====== Source records ======
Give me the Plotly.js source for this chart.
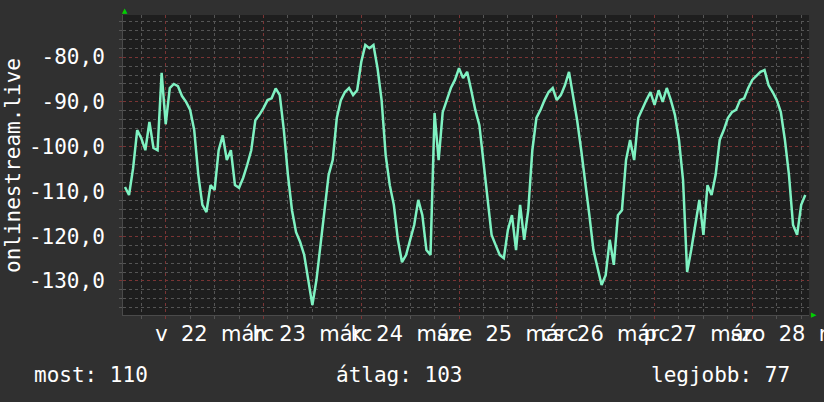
<!DOCTYPE html>
<html><head><meta charset="utf-8">
<script src="https://cdn.plot.ly/plotly-3.0.1.min.js"></script>
<style>html,body{margin:0;padding:0;background:#303030;overflow:hidden}#chart{width:824px;height:402px}</style>
</head><body><div id="chart"></div>
<script>
// ---- data ----
const seriesName = 'onlinestream.live';
const startUTC = [2020, 2, 21, 14];          // first sample: 2020-03-21 14:00
const stepHours = 1;
const values = [
 -109.0,-110.8,-104.8,-96.3,-98.1,-100.8,-94.5,-100.3,-100.8,-83.5,
 -95.0,-86.9,-86.0,-86.5,-88.7,-90.0,-91.8,-96.3,-106.3,-113.0,
 -114.6,-108.6,-109.7,-100.8,-97.5,-103.0,-100.8,-108.6,-109.2,-107.0,
 -104.1,-100.8,-94.1,-92.9,-91.4,-89.6,-89.2,-87.0,-88.5,-96.3,
 -106.3,-114.2,-119.1,-121.3,-124.2,-129.8,-135.4,-129.8,-122.0,-113.0,
 -106.3,-103.0,-93.6,-89.6,-87.8,-86.9,-88.5,-87.4,-81.1,-77.3,
 -78.0,-77.3,-82.5,-89.6,-101.9,-108.6,-113.0,-120.8,-125.8,-124.2,
 -120.8,-117.5,-111.9,-115.3,-123.1,-124.2,-92.5,-103.0,-92.3,-89.6,
 -86.9,-85.1,-82.5,-84.7,-83.3,-87.4,-91.8,-95.2,-103.0,-111.9,
 -119.7,-122.0,-124.2,-124.9,-118.6,-115.3,-123.1,-113.0,-120.8,-114.2,
 -100.8,-93.6,-91.8,-89.6,-87.8,-86.9,-89.6,-88.5,-86.3,-83.3,
 -88.5,-94.1,-100.8,-107.5,-115.3,-123.1,-127.1,-130.9,-128.7,-120.8,
 -126.4,-115.3,-114.2,-103.0,-98.5,-103.0,-93.6,-91.4,-89.6,-87.8,
 -90.7,-87.4,-90.0,-86.9,-89.6,-92.9,-98.5,-107.5,-128.0,-123.1,
 -117.5,-111.9,-119.7,-108.6,-110.8,-106.3,-98.5,-96.3,-93.6,-92.3,
 -91.8,-89.6,-89.2,-86.9,-85.1,-84.2,-83.3,-82.9,-86.3,-87.8,
 -89.6,-92.3,-98.5,-106.3,-117.5,-119.7,-113.0,-110.8
];
const xRange = ['2020-03-21 13:31', '2020-03-28 13:55'];
const dayDates = ['2020-03-22','2020-03-23','2020-03-24','2020-03-25','2020-03-26','2020-03-27','2020-03-28'];
const dayNames = ['v','h','k','sze','cs','p','szo'];
const dayNumbers = ['22','23','24','25','26','27','28'];
const monthName = 'márc';
const yTickValues = [-130,-120,-110,-100,-90,-80];
const yTickLabels = ['-130,0','-120,0','-110,0','-100,0','-90,0','-80,0'];
const yRange = [-137.6, -70.6];
const statLabels = ['most','átlag','legjobb'];
const statValues = ['110','103','77'];

// ---- build ----
const t0 = Date.UTC(startUTC[0], startUTC[1], startUTC[2], startUTC[3]);
const times = values.map((_, i) => new Date(t0 + i * stepHours * 3600000).toISOString().slice(0,19).replace('T',' '));
const NBSP2 = '\u00a0\u00a0';
const tickText = dayNames.map((d, i) => d + NBSP2 + dayNumbers[i] + NBSP2 + monthName);
const tickNoon = dayDates.map(d => d + ' 12:00');

const MONO = 'DejaVu Sans Mono';
const W = 824, H = 402, L = 123, R = 15, T = 15, B = 87;
const pw = W - L - R, ph = H - T - B;
const px = x => (x - L) / pw;
const py = y => (H - B - y) / ph;

const traces = [
  {x: times, y: values, xaxis: 'x2', yaxis: 'y', type: 'scatter', mode: 'lines', name: seriesName,
   line: {color: '#7ff2c2', width: 2.5}, hoverinfo: 'skip'},
  {x: times, y: values, xaxis: 'x', yaxis: 'y', type: 'scatter', mode: 'lines',
   line: {color: 'rgba(0,0,0,0)', width: 0}, hoverinfo: 'skip', showlegend: false}
];

const statX = [32, 334, 649];
const annotations = statLabels.map((s, i) => ({
  text: s + ': ' + statValues[i], xref: 'paper', yref: 'paper', x: px(statX[i]), y: py(375),
  xanchor: 'left', yanchor: 'middle', showarrow: false, font: {family: MONO, size: 21, color: '#ffffff'}
}));
annotations.push({text: seriesName, textangle: -90, xref: 'paper', yref: 'paper', x: px(13), y: py(166),
  xanchor: 'center', yanchor: 'middle', showarrow: false, font: {family: MONO, size: 21, color: '#ffffff'}});
annotations.push({text: '▲', xref: 'paper', yref: 'paper', x: px(125), y: py(11), xanchor: 'center', yanchor: 'middle',
  showarrow: false, font: {family: 'DejaVu Sans', size: 7, color: '#00d000'}});
annotations.push({text: '▶', xref: 'paper', yref: 'paper', x: px(814), y: py(315), xanchor: 'center', yanchor: 'middle',
  showarrow: false, font: {family: 'DejaVu Sans', size: 7, color: '#00d000'}});

const gridRed = '#7a3434';
const gridGrey = '#555555';
const layout = {
  width: W, height: H, margin: {l: L, r: R, t: T, b: B},
  paper_bgcolor: '#303030', plot_bgcolor: '#1e1e1e', showlegend: false,
  xaxis: {type: 'date', range: xRange, tick0: dayDates[0], dtick: 86400000, showticklabels: false,
    showgrid: true, gridcolor: gridRed, griddash: 'dot', gridwidth: 1, zeroline: false,
    ticks: 'outside', ticklen: 3, tickcolor: gridRed,
    minor: {dtick: 6 * 3600000, showgrid: true, gridcolor: gridGrey, griddash: 'dot', gridwidth: 1,
            ticks: 'outside', ticklen: 3, tickcolor: gridGrey},
    showline: true, linecolor: '#4a4a4a', linewidth: 1, fixedrange: true},
  xaxis2: {type: 'date', range: xRange, overlaying: 'x', anchor: 'y', side: 'bottom',
    tickmode: 'array', tickvals: tickNoon, ticktext: tickText, tickangle: 0, showgrid: false, zeroline: false,
    ticks: '', ticklabelstandoff: 4, ticklabeloverflow: 'allow',
    tickfont: {family: 'DejaVu Sans', size: 21, color: '#ffffff'}, fixedrange: true},
  yaxis: {range: yRange, tickmode: 'array', tickvals: yTickValues, ticktext: yTickLabels,
    showgrid: true, gridcolor: gridRed, griddash: 'dot', gridwidth: 1, zeroline: false,
    ticks: 'outside', ticklen: 3, tickcolor: gridRed, ticklabelstandoff: 10,
    minor: {dtick: 2, showgrid: true, gridcolor: gridGrey, griddash: 'dot', gridwidth: 1, ticks: 'outside', ticklen: 3, tickcolor: gridGrey},
    tickfont: {family: MONO, size: 21, color: '#ffffff'},
    showline: true, linecolor: '#4a4a4a', linewidth: 1, fixedrange: true},
  annotations: annotations
};
Plotly.newPlot('chart', traces, layout, {staticPlot: true, displayModeBar: false});
</script></body></html>
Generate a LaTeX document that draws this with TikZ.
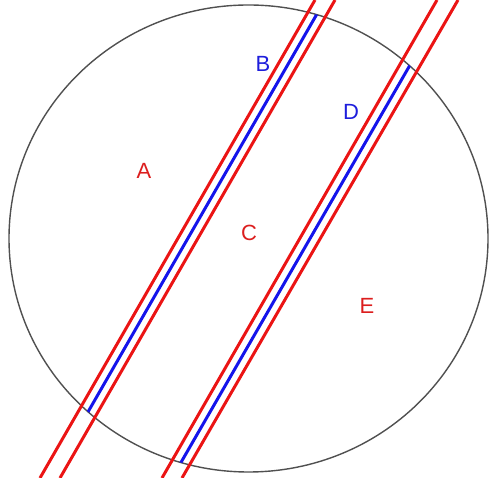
\documentclass[tikz,border=0pt]{standalone}
\usepackage{fontspec}
\setmainfont{Liberation Sans}
\definecolor{lred}{RGB}{235,20,20}
\definecolor{lblue}{RGB}{20,20,235}
\definecolor{tred}{RGB}{220,30,30}
\definecolor{tblue}{RGB}{30,30,220}
\definecolor{cgray}{RGB}{80,80,80}
\begin{document}
\begin{tikzpicture}[x=1pt,y=1pt,
  redline/.style={draw=lred,line width=3pt},
  blueline/.style={draw=lblue,line width=3pt},
  lab/.style={font=\fontsize{22}{22}\selectfont,inner sep=0pt},
  ring/.style={draw=cgray,line width=1.4pt}]
\useasboundingbox (0,0) rectangle (489,478);
\coordinate (ctr) at (248.5,239.5);
\draw[ring] (ctr) ellipse [x radius=239.5, y radius=233.5];
% pair 1
\coordinate (r1a) at (40,0);  \coordinate (r1b) at (315,478);
\coordinate (r2a) at (60,0);  \coordinate (r2b) at (335,478);
\coordinate (b1a) at (50,0);  \coordinate (b1b) at (325,478);
% pair 2
\coordinate (r3a) at (162,0); \coordinate (r3b) at (437,478);
\coordinate (r4a) at (182,0); \coordinate (r4b) at (458,478);
\coordinate (b2a) at (172,0); \coordinate (b2b) at (447.5,478);
\begin{scope}
  \clip (ctr) ellipse [x radius=239.5, y radius=233.5];
  \draw[blueline] (b1a) -- (b1b);
  \draw[blueline] (b2a) -- (b2b);
\end{scope}
\draw[redline] (r1a) -- (r1b);
\draw[redline] (r2a) -- (r2b);
\draw[redline] (r3a) -- (r3b);
\draw[redline] (r4a) -- (r4b);
\node[lab,text=tred] (A) at (144,307) {A};
\node[lab,text=tblue] (B) at (263,414) {B};
\node[lab,text=tred] (C) at (249,245) {C};
\node[lab,text=tblue] (D) at (351,366) {D};
\node[lab,text=tred] (E) at (367,172) {E};
\end{tikzpicture}
\end{document}
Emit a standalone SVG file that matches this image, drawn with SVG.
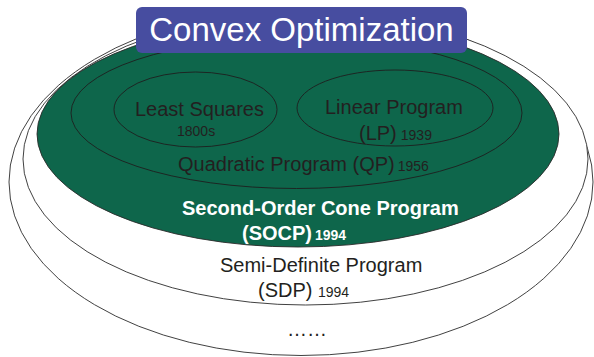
<svg xmlns="http://www.w3.org/2000/svg" width="594" height="357" viewBox="0 0 594 357">
<style>
.ring{fill:#ffffff;stroke:#2b2b2b;stroke-width:0.9}
.green{fill:#0e664b;stroke:#2b2b2b;stroke-width:0.9}
.inner{fill:none;stroke:#1e1e1e;stroke-width:0.9}
.t{font-family:"Liberation Sans",Arial,Helvetica,sans-serif;fill:#231f20}
.big{font-size:20px}
.small{font-size:14px}
.w{fill:#ffffff;font-weight:bold}
</style>
<rect width="594" height="357" fill="#ffffff"/>
<g id="outer">
<ellipse class="ring" cx="301" cy="182" rx="292" ry="173.5"/>
<text class="t big" x="287" y="336">……</text>
</g>
<g id="sdp">
<ellipse class="ring" cx="305.5" cy="159" rx="282.5" ry="146"/>
<text class="t big" x="220" y="272">Semi-Definite Program</text>
<text class="t big" x="258" y="297">(SDP) <tspan class="small">1994</tspan></text>
</g>
<g id="socp">
<ellipse class="green" cx="298" cy="134" rx="261" ry="113"/>
<text class="t big w" x="182" y="215">Second-Order Cone Program</text>
<text class="t big w" x="242" y="240">(SOCP)<tspan class="small" dx="3">1994</tspan></text>
</g>
<g id="qp">
<ellipse class="inner" cx="296.5" cy="113" rx="225.5" ry="75.5"/>
<text class="t big" x="178" y="171">Quadratic Program (QP)<tspan class="small" dx="3">1956</tspan></text>
</g>
<g id="ls">
<ellipse class="inner" cx="195.5" cy="109.5" rx="81.5" ry="37.5"/>
<text class="t big" x="135" y="116">Least Squares</text>
<text class="t small" x="177" y="136">1800s</text>
</g>
<g id="lp">
<ellipse class="inner" cx="395" cy="108" rx="98" ry="38"/>
<text class="t big" x="325" y="114">Linear Program</text>
<text class="t big" x="359" y="140">(LP)<tspan class="small" dx="4">1939</tspan></text>
</g>
<g id="title">
<rect x="136" y="7" width="331" height="46" rx="6" ry="6" fill="#474da0"/>
<text class="t" x="301.5" y="41" text-anchor="middle" font-size="33" style="fill:#ffffff">Convex Optimization</text>
</g>
<g id="connectors"></g>
</svg>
======
Aim of the exercise. Pictures aside, set down the lines from the one containing "Emit a standalone" through the end of the records above, exactly and only those.

Result.
Emit a standalone SVG file that matches this image, drawn with SVG.
<svg xmlns="http://www.w3.org/2000/svg" width="594" height="357" viewBox="0 0 594 357">
<style>
.ring{fill:#ffffff;stroke:#2b2b2b;stroke-width:0.9}
.green{fill:#0e664b;stroke:#2b2b2b;stroke-width:0.9}
.inner{fill:none;stroke:#1e1e1e;stroke-width:0.9}
.t{font-family:"Liberation Sans",Arial,Helvetica,sans-serif;fill:#231f20}
.big{font-size:20px}
.small{font-size:14px}
.w{fill:#ffffff;font-weight:bold}
</style>
<rect width="594" height="357" fill="#ffffff"/>
<g id="outer">
<ellipse class="ring" cx="301" cy="182" rx="292" ry="173.5"/>
<text class="t big" x="287" y="336">……</text>
</g>
<g id="sdp">
<ellipse class="ring" cx="305.5" cy="159" rx="282.5" ry="146"/>
<text class="t big" x="220" y="272">Semi-Definite Program</text>
<text class="t big" x="258" y="297">(SDP) <tspan class="small">1994</tspan></text>
</g>
<g id="socp">
<ellipse class="green" cx="298" cy="134" rx="261" ry="113"/>
<text class="t big w" x="182" y="215">Second-Order Cone Program</text>
<text class="t big w" x="242" y="240">(SOCP)<tspan class="small" dx="3">1994</tspan></text>
</g>
<g id="qp">
<ellipse class="inner" cx="296.5" cy="113" rx="225.5" ry="75.5"/>
<text class="t big" x="178" y="171">Quadratic Program (QP)<tspan class="small" dx="3">1956</tspan></text>
</g>
<g id="ls">
<ellipse class="inner" cx="195.5" cy="109.5" rx="81.5" ry="37.5"/>
<text class="t big" x="135" y="116">Least Squares</text>
<text class="t small" x="177" y="136">1800s</text>
</g>
<g id="lp">
<ellipse class="inner" cx="395" cy="108" rx="98" ry="38"/>
<text class="t big" x="325" y="114">Linear Program</text>
<text class="t big" x="359" y="140">(LP)<tspan class="small" dx="4">1939</tspan></text>
</g>
<g id="title">
<rect x="136" y="7" width="331" height="46" rx="6" ry="6" fill="#474da0"/>
<text class="t" x="301.5" y="41" text-anchor="middle" font-size="33" style="fill:#ffffff">Convex Optimization</text>
</g>
<g id="connectors"></g>
</svg>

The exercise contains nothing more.